Le journaliste présente son opinion au sujet des associations fondées sur l’origine ou le genre de leurs adhérents, qu’il considère comme un racket. Le Conseil estime que le plaignant interprète cette opinion pour en déduire que le chroniqueur le présente comme un racketteur, ce qui n’est pas le cas.
Grief 4 : absence de correctif
Principe déontologique applicable
Correction des erreurs : « Les journalistes et les médias d’information corrigent avec diligence leurs manquements et erreurs, que ce soit par rectification, rétractation ou en accordant un droit de réplique aux personnes ou groupes concernés, de manière à les réparer pleinement et rapidement. » (Guide, article 27.1)
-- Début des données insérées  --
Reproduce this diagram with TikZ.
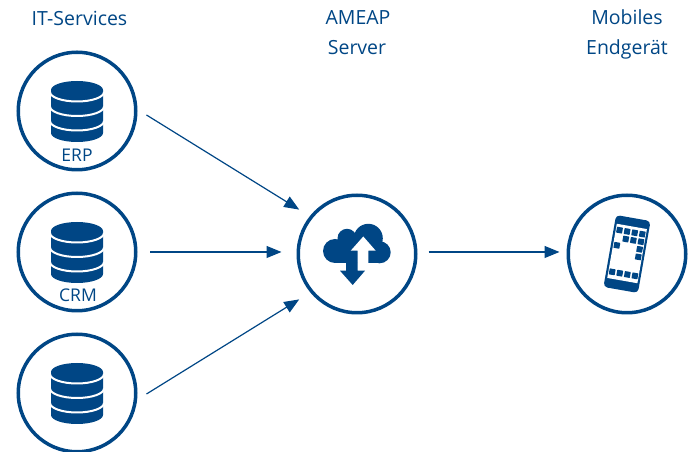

Le Conseil doit déterminer si le journaliste et le média ont manqué à leur devoir de corriger avec diligence leurs manquements et erreurs.
Décision
Au vu des décisions rendues aux griefs précédents, le Conseil de presse rejette le grief d’absence de correctif.
Analyse
Les mis en cause n’ayant commis aucune faute déontologique, ils n’avaient pas à corriger avec diligence leurs manquements et erreurs.
Grief non traité : diffamation
« La plainte ne peut constituer une plainte de diffamation, viser le contenu d’une publicité ou exprimer une divergence d’opinions avec l’auteur d’une publication ou d’une décision. » (Règlement No 2, article 13.03)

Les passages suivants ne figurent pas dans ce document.